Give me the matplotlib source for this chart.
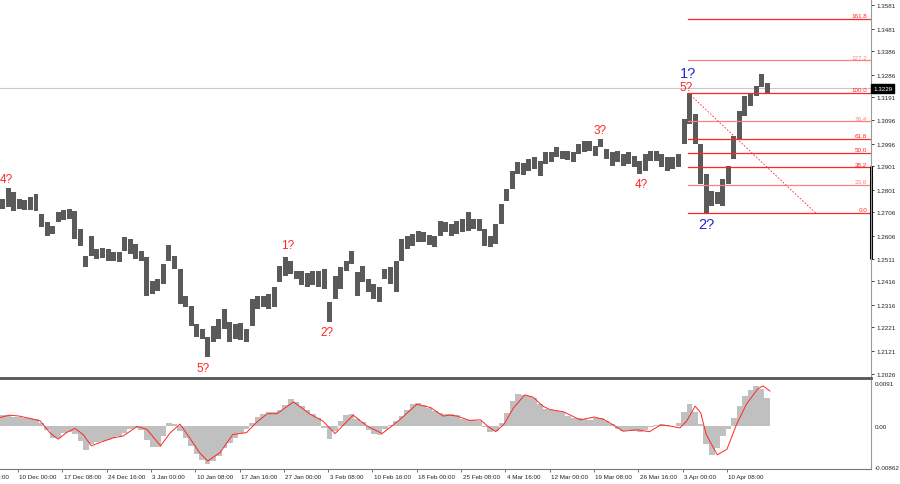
import numpy as np
import matplotlib
matplotlib.use("Agg")
import matplotlib.pyplot as plt
import matplotlib.transforms as mtransforms

plt.rcParams['font.family'] = ['Liberation Sans', 'DejaVu Sans']

# ---- price data: H4 bars taken four at a time (high / low of each group) ----
highs = [1.2763, 1.2809, 1.2792, 1.2763, 1.2758, 1.2771, 1.2784, 1.2700, 1.2666, 1.2649,
         1.2708, 1.2716, 1.2721, 1.2712, 1.2636, 1.2522, 1.2607, 1.2552, 1.2556, 1.2552,
         1.2539, 1.2539, 1.2603, 1.2594, 1.2573, 1.2544, 1.2518, 1.2417, 1.2426, 1.2489,
         1.2569, 1.2522, 1.2468, 1.2354, 1.2312, 1.2236, 1.2215, 1.2181, 1.2227, 1.2257,
         1.2299, 1.2244, 1.2236, 1.2240, 1.2215, 1.2341, 1.2354, 1.2354, 1.2362, 1.2392,
         1.2480, 1.2518, 1.2501, 1.2459, 1.2459, 1.2451, 1.2459, 1.2459, 1.2468, 1.2329,
         1.2438, 1.2476, 1.2501, 1.2544, 1.2455, 1.2480, 1.2426, 1.2404, 1.2392, 1.2468,
         1.2476, 1.2501, 1.2594, 1.2607, 1.2615, 1.2628, 1.2624, 1.2611, 1.2607, 1.2670,
         1.2666, 1.2657, 1.2670, 1.2679, 1.2708, 1.2679, 1.2679, 1.2636, 1.2607, 1.2657,
         1.2742, 1.2805, 1.2881, 1.2919, 1.2915, 1.2931, 1.2940, 1.2923, 1.2961, 1.2961,
         1.2982, 1.2965, 1.2965, 1.2961, 1.2995, 1.3007, 1.3007, 1.2986, 1.3016, 1.2974,
         1.2961, 1.2965, 1.2953, 1.2961, 1.2944, 1.2923, 1.2953, 1.2965, 1.2965, 1.2953,
         1.2940, 1.2940, 1.2953, 1.3100, 1.3210, 1.3121, 1.2995, 1.2868, 1.2797, 1.2792,
         1.2847, 1.2902, 1.3028, 1.3134, 1.3197, 1.3206, 1.3239, 1.3290, 1.3252]
lows = [1.2721, 1.2729, 1.2712, 1.2721, 1.2717, 1.2716, 1.2712, 1.2645, 1.2607, 1.2615,
        1.2666, 1.2674, 1.2679, 1.2594, 1.2565, 1.2476, 1.2522, 1.2510, 1.2514, 1.2501,
        1.2501, 1.2497, 1.2544, 1.2531, 1.2510, 1.2501, 1.2354, 1.2362, 1.2375, 1.2404,
        1.2501, 1.2468, 1.2320, 1.2307, 1.2227, 1.2181, 1.2173, 1.2097, 1.2160, 1.2173,
        1.2215, 1.2160, 1.2173, 1.2170, 1.2160, 1.2227, 1.2299, 1.2307, 1.2299, 1.2307,
        1.2413, 1.2438, 1.2447, 1.2426, 1.2400, 1.2392, 1.2400, 1.2392, 1.2383, 1.2244,
        1.2341, 1.2383, 1.2459, 1.2489, 1.2354, 1.2413, 1.2371, 1.2341, 1.2329, 1.2426,
        1.2404, 1.2371, 1.2501, 1.2552, 1.2565, 1.2582, 1.2582, 1.2569, 1.2560, 1.2607,
        1.2624, 1.2607, 1.2615, 1.2624, 1.2628, 1.2636, 1.2628, 1.2565, 1.2560, 1.2573,
        1.2657, 1.2754, 1.2805, 1.2868, 1.2864, 1.2881, 1.2889, 1.2860, 1.2910, 1.2919,
        1.2940, 1.2931, 1.2927, 1.2919, 1.2953, 1.2961, 1.2965, 1.2944, 1.2982, 1.2931,
        1.2902, 1.2919, 1.2902, 1.2910, 1.2898, 1.2868, 1.2881, 1.2923, 1.2923, 1.2898,
        1.2881, 1.2889, 1.2898, 1.2995, 1.3079, 1.2995, 1.2826, 1.2704, 1.2733, 1.2742,
        1.2733, 1.2826, 1.2931, 1.3016, 1.3113, 1.3155, 1.3197, 1.3235, 1.3206]

# ---- MACD histogram (same groups) and signal line ----
macd_hist = [0.0023, 0.0023, 0.0019, 0.0019, 0.0017, 0.0017, 0.0015, 0.0006, -0.0008, -0.0025,
             -0.0025, -0.0015, -0.0013, -0.0017, -0.0032, -0.0051, -0.0038, -0.0034, -0.0032, -0.0030,
             -0.0025, -0.0021, -0.0015, -0.0006, -0.0004, -0.0008, -0.0030, -0.0044, -0.0044, -0.0021,
             0.0006, 0.0004, -0.0011, -0.0025, -0.0042, -0.0059, -0.0072, -0.0080, -0.0074, -0.0063,
             -0.0047, -0.0036, -0.0025, -0.0015, -0.0006, 0.0006, 0.0019, 0.0025, 0.0030, 0.0030,
             0.0034, 0.0044, 0.0057, 0.0051, 0.0042, 0.0034, 0.0025, 0.0017, -0.0004, -0.0028,
             -0.0011, 0.0011, 0.0023, 0.0025, 0.0015, 0.0008, -0.0008, -0.0017, -0.0019, -0.0006,
             0.0002, 0.0011, 0.0021, 0.0034, 0.0047, 0.0049, 0.0044, 0.0038, 0.0032, 0.0028,
             0.0025, 0.0025, 0.0023, 0.0015, 0.0013, 0.0013, 0.0011, -0.0002, -0.0013, -0.0011,
             0.0006, 0.0028, 0.0053, 0.0068, 0.0066, 0.0063, 0.0059, 0.0047, 0.0036, 0.0034,
             0.0032, 0.0030, 0.0021, 0.0017, 0.0017, 0.0015, 0.0013, 0.0017, 0.0017, 0.0011,
             0.0004, -0.0006, -0.0011, -0.0008, -0.0011, -0.0013, -0.0008, -0.0002, 0.0002, 0.0004,
             0.0002, 0.0000, 0.0006, 0.0030, 0.0047, 0.0030, 0.0004, -0.0038, -0.0061, -0.0047,
             -0.0021, -0.0006, 0.0017, 0.0042, 0.0063, 0.0076, 0.0085, 0.0078, 0.0059]

sig_bars = [-13, -6, 1, 16, 23, 29, 35, 41, 47, 53, 59, 69, 76, 86, 93, 103, 110, 117, 124,
            131, 137, 146, 155, 165, 172, 180, 187, 199, 211, 220, 229, 242, 252, 263, 276,
            288, 298, 307, 312, 317, 326, 334, 339, 345, 351, 358, 366, 372, 379, 384, 394,
            406, 416, 423, 430, 437, 447, 456, 464, 471, 478, 483, 489, 493, 497, 505, 512,
            519, 526, 534, 538, 543]
sig_vals = [0.0018, 0.0023, 0.0021, 0.0011, -0.0014, -0.0028, -0.0014, -0.0005, -0.0018, -0.0042,
            -0.0035, -0.0025, -0.0021, -0.0001, -0.0007, -0.0042, -0.0014, 0.0004, -0.0025,
            -0.0056, -0.0074, -0.0056, -0.0018, -0.0014, 0.0007, 0.0026, 0.0026, 0.0051, 0.0025,
            0.0011, -0.0016, 0.0023, 0.0000, -0.0016, 0.0014, 0.0046, 0.0039, 0.0021, 0.0023,
            0.0021, 0.0012, 0.0013, 0.0000, -0.0012, 0.0004, 0.0039, 0.0066, 0.0061, 0.0042,
            0.0035, 0.0030, 0.0013, 0.0019, 0.0014, 0.0002, -0.0011, -0.0008, -0.0012, 0.0002,
            0.0000, -0.0004, 0.0011, 0.0042, 0.0028, -0.0018, -0.0061, -0.0049, 0.0004, 0.0046,
            0.0078, 0.0085, 0.0074]

# ---- axis labels ----
time_labels = ['2 Dec 16:00', '10 Dec 00:00', '17 Dec 08:00', '24 Dec 16:00', '3 Jan 00:00',
               '10 Jan 08:00', '17 Jan 16:00', '27 Jan 00:00', '3 Feb 08:00', '10 Feb 16:00',
               '18 Feb 00:00', '25 Feb 08:00', '4 Mar 16:00', '12 Mar 00:00', '19 Mar 08:00',
               '26 Mar 16:00', '3 Apr 00:00', '10 Apr 08:00']
bars_per_label = 32
price_ticks = [1.3581, 1.3481, 1.3386, 1.3286, 1.3191, 1.3096, 1.2996, 1.2901, 1.2801,
               1.2706, 1.2606, 1.2511, 1.2416, 1.2316, 1.2221, 1.2121, 1.2026]
macd_ticks = [0.0091, 0.0, -0.00862]
macd_tick_labels = ['0.0091', '0.00', '-0.00862']
last_price = 1.3229

# ---- fibonacci grid and wave marks ----
fib_low, fib_high = 1.2704, 1.3210
fib_ratios = [0.0, 23.6, 38.2, 50.0, 61.8, 76.4, 100.0, 127.2, 161.8]
fib_light = [23.6, 76.4, 127.2]
fib_start_bar = 484
trend_end_bar = 576

wave_text = ['4?', '5?', '1?', '2?', '3?', '4?', '5?']
wave_bar = [-8.5, 133.5, 195, 223, 420.5, 450, 482.5]
wave_price = [1.2847, 1.2050, 1.2569, 1.2202, 1.3054, 1.2826, 1.3235]
big_text = ['1?', '2?']
big_bar = [484, 497]
big_price = [1.3294, 1.2657]

RED = '#ff2626'
LIGHT = '#ff8080'
BLUE = '#2424d8'

bar_x = -11 + 4 * np.arange(len(highs))
highs = np.array(highs)
lows = np.array(lows)

fig = plt.figure(figsize=(9, 4.85), dpi=100)
ax = fig.add_axes([0, 1 - 379 / 485, 871 / 900, 379 / 485])
ax2 = fig.add_axes([0, 1 - 470 / 485, 871 / 900, 89 / 485])

# price bars
ax.bar(bar_x, highs - lows, bottom=lows, width=3.6, color='#5a5a5a', linewidth=0)

# last price line
ax.axhline(last_price, color='#c8c8c8', lw=0.8, zorder=0)

# fib levels
rng = fib_high - fib_low
yt = mtransforms.blended_transform_factory(ax.transAxes, ax.transData)
for r in fib_ratios:
    lvl = fib_low + rng * r / 100
    c = LIGHT if r in fib_light else RED
    ax.plot([fib_start_bar, 700], [lvl, lvl], color=c, lw=0.9)
    ax.text(0.9955, lvl + 0.0002, '%.1f' % r, transform=yt,
            ha='right', va='bottom', fontsize=4.5, color=c)

# dashed trend line from the 5? top to the 0.0 level
ax.plot([fib_start_bar, trend_end_bar], [fib_high, fib_low], color=RED, lw=0.6,
        linestyle=(0, (2, 2)))

# wave labels
for t, b, p in zip(wave_text, wave_bar, wave_price):
    ax.text(b, p, t, ha='center', va='center', fontsize=8.5, color=RED)
for t, b, p in zip(big_text, big_bar, big_price):
    ax.text(b, p, t, ha='center', va='center', fontsize=10.5, color=BLUE)

ax.set_xlim(-13, 616)
ax.set_ylim(1.2008, 1.3606)
ax.yaxis.tick_right()
ax.set_yticks(price_ticks)
ax.set_yticklabels(['%.4f' % v for v in price_ticks])
ax.tick_params(axis='y', length=2.5, width=0.6, pad=1.5, labelsize=4.5, colors='#222222')
ax.set_xticks([])
for s in ['top', 'left']:
    ax.spines[s].set_visible(False)
ax.spines['right'].set_color('#9a9a9a')
ax.spines['right'].set_linewidth(0.8)
ax.spines['bottom'].set_color('#555555')
ax.spines['bottom'].set_linewidth(2.0)

# thick part on the price scale
ax.plot([1.0, 1.0], [1.2901, 1.2511], color='black', lw=2.2, transform=yt,
        clip_on=False, solid_capstyle='butt')

# current price box
ax.text(1.0 + 2 / 871, last_price, '%.4f' % last_price, transform=yt,
        ha='left', va='center', fontsize=4.5, color='white',
        bbox=dict(boxstyle='square,pad=0.35', facecolor='black', edgecolor='black'))

# MACD panel
ax2.bar(bar_x, macd_hist, width=4.0, color='#c0c0c0', linewidth=0)
ax2.plot(sig_bars, sig_vals, color=RED, lw=0.7)
ax2.set_xlim(-13, 616)
ax2.set_ylim(-0.0091, 0.00974)
ax2.yaxis.tick_right()
ax2.set_yticks(macd_ticks)
ax2.set_yticklabels(macd_tick_labels)
ax2.tick_params(axis='y', length=0, pad=2.5, labelsize=4.5, colors='#222222')
for s in ['top', 'left']:
    ax2.spines[s].set_visible(False)
ax2.spines['right'].set_color('#9a9a9a')
ax2.spines['right'].set_linewidth(0.8)
ax2.spines['bottom'].set_color('#777777')
ax2.spines['bottom'].set_linewidth(0.8)

label_bars = [bars_per_label * (i - 1) for i in range(len(time_labels))]
ax2.set_xticks([b for b in label_bars if b > -13])
ax2.set_xticklabels([])
ax2.tick_params(axis='x', length=2.5, width=0.6, colors='#555555')
xt = mtransforms.blended_transform_factory(ax2.transData, ax2.transAxes)
for b, t in zip(label_bars, time_labels):
    ax2.text(b + 1.0, -0.08, t, transform=xt, ha='left', va='center',
             fontsize=4.5, color='#222222', clip_on=False)

fig.savefig('out.png', dpi=100, facecolor='white')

☆ ☆ ☆

Begin at the first line of the material and copy each line exactly through the one containing "plt.rcParams['font.family'] = ['Liberation". Omit pictures.

Give me the matplotlib source for this chart.
import numpy as np
import matplotlib
matplotlib.use("Agg")
import matplotlib.pyplot as plt
import matplotlib.transforms as mtransforms

plt.rcParams['font.family'] = ['Liberation Sans', 'DejaVu Sans']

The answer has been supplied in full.